Step 7: Enlarge the planks. Using nearest neighbour interpolation again, enlarge the planks. You want them to be wider than they are tall.
Step 8: Take a copy of this layer, then apply a motion blur to it.
Step 9: Change the blend type on the layers. I recommend experimenting with overlay and multiply! I started this example using very dark colours so I now need to adjust them!
Step 10: Colour adjustments done. For this example I’ve just set the bottom layer to 50% opacity, the middle one to an Overlay blend with 20% opacity and the top layer to Overlay with 60% opacity. I’ve also stretched the middle planks layer so that the floorboards are much longer.
At this point you’re basically done.
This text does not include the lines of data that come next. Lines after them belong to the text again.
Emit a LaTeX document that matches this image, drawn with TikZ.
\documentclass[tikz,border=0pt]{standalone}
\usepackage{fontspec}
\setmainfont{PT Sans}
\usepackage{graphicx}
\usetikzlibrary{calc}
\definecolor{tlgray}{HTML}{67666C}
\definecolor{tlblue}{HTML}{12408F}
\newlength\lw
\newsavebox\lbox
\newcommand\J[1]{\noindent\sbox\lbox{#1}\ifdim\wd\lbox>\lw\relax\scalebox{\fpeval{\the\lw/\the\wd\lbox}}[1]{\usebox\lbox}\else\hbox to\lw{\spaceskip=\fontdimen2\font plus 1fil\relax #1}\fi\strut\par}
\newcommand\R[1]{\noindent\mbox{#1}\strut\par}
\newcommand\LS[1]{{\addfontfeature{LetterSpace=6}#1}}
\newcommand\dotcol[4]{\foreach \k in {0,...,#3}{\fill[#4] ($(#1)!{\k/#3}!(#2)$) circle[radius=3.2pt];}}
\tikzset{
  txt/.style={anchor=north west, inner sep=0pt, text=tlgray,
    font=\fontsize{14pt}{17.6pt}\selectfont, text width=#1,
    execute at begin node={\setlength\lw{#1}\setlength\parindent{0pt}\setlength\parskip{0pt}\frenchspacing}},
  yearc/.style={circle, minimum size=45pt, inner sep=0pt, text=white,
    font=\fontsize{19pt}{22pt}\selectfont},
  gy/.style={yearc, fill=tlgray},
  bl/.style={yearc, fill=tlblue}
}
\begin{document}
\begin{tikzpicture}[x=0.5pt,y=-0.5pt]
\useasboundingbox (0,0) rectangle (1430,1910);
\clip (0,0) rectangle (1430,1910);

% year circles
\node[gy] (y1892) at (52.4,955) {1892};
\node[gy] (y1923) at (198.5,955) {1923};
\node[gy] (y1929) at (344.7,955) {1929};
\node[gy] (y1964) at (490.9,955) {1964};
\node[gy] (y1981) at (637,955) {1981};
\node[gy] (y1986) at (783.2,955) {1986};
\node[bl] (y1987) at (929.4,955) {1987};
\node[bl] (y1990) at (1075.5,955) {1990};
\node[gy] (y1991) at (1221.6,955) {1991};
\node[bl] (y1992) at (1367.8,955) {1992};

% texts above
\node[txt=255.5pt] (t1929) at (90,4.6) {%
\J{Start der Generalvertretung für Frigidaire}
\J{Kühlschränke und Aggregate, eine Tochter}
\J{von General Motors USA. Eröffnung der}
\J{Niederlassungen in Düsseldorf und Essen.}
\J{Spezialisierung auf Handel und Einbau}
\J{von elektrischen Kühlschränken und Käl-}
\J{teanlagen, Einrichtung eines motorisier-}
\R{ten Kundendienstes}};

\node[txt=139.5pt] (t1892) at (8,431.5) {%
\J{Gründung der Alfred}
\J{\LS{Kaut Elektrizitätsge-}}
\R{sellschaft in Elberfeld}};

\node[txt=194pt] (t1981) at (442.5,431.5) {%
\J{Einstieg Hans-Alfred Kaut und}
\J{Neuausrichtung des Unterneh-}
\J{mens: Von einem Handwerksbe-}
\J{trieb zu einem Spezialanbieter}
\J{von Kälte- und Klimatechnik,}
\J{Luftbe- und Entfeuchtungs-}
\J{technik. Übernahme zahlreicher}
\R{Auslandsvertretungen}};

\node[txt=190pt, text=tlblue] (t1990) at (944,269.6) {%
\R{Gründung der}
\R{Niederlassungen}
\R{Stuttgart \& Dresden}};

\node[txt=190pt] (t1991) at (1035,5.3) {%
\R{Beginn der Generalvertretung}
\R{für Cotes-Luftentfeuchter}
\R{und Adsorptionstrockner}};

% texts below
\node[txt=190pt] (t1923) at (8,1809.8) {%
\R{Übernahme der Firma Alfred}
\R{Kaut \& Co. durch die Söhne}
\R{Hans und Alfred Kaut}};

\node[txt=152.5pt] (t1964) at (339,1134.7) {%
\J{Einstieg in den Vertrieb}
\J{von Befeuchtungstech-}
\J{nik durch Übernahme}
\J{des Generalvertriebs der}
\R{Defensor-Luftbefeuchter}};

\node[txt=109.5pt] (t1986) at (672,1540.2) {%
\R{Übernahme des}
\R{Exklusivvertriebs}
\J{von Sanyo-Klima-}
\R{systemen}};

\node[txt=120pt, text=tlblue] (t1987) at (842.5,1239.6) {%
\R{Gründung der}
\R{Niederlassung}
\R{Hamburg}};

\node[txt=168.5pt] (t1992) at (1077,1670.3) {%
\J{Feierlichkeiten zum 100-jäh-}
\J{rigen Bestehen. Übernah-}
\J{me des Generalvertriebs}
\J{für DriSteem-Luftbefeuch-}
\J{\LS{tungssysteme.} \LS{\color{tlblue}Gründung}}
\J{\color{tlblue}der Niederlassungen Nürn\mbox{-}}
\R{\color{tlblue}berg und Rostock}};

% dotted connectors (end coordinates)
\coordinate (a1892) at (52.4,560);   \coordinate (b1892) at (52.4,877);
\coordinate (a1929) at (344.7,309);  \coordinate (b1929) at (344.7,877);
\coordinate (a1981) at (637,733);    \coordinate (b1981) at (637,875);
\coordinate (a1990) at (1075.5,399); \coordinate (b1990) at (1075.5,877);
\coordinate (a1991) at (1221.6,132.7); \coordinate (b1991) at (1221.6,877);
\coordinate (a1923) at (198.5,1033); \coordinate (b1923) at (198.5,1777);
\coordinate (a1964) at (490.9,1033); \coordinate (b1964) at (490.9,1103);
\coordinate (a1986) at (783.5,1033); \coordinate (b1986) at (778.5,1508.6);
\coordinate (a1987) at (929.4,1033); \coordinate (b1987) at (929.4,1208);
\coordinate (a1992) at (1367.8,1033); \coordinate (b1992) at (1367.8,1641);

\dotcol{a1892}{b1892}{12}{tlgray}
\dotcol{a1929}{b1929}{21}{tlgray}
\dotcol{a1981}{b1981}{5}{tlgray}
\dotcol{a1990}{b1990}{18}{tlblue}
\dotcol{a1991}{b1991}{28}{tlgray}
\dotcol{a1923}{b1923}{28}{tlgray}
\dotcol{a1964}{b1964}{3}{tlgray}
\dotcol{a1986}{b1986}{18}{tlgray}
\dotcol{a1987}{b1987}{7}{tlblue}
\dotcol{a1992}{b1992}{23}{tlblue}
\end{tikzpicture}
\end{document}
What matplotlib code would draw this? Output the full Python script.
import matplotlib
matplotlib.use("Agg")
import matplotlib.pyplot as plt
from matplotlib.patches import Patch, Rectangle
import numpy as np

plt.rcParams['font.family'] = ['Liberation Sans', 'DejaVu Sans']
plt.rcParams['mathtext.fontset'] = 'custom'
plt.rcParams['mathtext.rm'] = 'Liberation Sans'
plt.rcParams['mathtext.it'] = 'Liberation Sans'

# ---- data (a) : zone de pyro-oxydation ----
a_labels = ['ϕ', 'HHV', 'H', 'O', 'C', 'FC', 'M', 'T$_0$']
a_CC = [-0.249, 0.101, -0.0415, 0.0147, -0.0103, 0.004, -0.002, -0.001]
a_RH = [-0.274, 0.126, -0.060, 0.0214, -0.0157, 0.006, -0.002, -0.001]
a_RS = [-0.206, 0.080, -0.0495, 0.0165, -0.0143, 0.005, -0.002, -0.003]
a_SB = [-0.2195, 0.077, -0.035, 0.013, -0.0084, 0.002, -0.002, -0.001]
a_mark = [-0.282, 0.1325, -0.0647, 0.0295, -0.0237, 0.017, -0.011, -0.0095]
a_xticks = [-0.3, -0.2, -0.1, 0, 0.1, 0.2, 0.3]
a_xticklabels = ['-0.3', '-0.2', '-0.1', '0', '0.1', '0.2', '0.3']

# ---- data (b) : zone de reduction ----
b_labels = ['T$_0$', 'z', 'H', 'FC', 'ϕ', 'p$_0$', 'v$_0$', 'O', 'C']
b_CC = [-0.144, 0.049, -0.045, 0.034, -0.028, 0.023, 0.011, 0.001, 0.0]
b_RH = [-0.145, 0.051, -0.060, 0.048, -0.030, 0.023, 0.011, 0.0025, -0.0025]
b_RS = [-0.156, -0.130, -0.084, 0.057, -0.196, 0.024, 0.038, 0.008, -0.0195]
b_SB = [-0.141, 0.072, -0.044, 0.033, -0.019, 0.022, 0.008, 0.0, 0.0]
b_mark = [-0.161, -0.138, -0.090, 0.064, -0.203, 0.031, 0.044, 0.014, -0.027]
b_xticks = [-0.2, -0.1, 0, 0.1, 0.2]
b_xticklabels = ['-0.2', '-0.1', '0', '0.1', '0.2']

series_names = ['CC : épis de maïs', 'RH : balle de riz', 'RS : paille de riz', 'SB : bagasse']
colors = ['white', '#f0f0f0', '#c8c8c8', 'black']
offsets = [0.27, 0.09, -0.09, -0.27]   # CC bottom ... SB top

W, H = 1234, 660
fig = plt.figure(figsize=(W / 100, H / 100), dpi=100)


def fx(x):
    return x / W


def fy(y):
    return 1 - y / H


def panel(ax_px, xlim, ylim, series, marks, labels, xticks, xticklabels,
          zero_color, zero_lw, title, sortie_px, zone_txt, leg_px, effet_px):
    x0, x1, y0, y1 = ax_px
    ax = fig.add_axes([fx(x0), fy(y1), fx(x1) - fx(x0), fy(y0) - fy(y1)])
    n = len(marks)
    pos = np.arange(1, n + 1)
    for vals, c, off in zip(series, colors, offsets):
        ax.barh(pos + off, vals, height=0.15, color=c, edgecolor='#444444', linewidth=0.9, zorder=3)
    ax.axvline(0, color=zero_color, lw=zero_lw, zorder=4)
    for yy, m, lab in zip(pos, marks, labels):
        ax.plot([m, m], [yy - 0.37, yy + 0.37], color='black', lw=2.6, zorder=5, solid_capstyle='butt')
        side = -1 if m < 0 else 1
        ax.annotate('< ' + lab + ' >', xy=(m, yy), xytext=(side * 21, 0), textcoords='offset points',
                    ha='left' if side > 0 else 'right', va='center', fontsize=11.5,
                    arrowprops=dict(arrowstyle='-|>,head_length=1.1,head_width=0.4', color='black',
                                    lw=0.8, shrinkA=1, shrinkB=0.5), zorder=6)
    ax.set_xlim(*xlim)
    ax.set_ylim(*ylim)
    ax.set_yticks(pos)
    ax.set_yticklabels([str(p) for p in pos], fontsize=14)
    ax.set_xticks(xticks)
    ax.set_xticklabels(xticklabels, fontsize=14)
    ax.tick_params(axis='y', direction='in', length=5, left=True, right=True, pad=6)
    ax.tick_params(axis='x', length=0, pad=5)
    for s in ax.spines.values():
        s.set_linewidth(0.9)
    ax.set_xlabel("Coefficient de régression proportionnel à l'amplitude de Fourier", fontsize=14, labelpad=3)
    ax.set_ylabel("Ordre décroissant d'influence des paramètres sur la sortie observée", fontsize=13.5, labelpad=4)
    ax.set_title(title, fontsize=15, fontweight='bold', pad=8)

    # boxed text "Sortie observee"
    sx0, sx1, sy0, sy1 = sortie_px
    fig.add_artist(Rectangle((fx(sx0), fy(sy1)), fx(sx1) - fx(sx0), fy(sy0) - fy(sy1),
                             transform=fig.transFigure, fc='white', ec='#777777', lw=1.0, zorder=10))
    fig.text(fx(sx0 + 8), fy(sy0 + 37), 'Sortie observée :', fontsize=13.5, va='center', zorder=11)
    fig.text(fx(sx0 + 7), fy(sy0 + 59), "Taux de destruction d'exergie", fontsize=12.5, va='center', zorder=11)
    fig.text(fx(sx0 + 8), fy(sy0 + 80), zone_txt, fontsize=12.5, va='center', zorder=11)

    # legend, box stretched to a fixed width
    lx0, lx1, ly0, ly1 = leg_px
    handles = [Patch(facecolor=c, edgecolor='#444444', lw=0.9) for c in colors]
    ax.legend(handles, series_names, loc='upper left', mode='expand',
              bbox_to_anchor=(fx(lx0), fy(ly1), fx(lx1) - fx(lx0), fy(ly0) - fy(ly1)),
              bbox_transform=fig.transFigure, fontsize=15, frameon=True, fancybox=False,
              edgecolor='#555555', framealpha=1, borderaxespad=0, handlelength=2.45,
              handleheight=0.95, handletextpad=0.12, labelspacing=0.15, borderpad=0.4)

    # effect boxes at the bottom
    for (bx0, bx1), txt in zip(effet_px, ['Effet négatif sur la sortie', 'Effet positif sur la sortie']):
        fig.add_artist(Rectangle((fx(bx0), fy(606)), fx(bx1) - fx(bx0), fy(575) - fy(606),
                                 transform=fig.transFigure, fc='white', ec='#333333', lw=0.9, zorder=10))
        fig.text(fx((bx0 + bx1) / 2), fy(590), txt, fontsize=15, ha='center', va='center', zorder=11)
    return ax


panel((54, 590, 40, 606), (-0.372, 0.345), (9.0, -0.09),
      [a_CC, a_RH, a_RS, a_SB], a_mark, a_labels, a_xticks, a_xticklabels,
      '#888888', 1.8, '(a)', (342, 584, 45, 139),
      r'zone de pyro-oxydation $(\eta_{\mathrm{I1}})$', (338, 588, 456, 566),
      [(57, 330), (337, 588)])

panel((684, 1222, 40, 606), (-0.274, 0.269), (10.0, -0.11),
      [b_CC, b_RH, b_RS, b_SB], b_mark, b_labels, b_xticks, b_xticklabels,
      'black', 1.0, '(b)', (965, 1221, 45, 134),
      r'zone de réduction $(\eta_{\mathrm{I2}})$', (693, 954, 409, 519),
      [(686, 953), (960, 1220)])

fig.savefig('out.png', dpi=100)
The edges of your generated floorboards will need to be trimmed, so make sure to plan for that.
You can adjust a few things to tweak the overall look of the floorboards – the lengths of the motion blurs, scaling the noise before the first motion blur, whether or not you add noise with the Monochromatic option ticked, and the pixel offsetting (try offsetting the overlay layers from one another so they don’t have the same highlights and shadows, or even use two completely different noise maps for each overlay layer!)
It’s worth also adjusting the colour balance of the two overlay layers too – the floorboards usually look better if there aren’t some really highlighted or dark ones sticking out.
And of course you can still do some manual adjustments to add more detail to your floorboards – maybe add shadows between them or add irregularities and whorls to the woodgrain.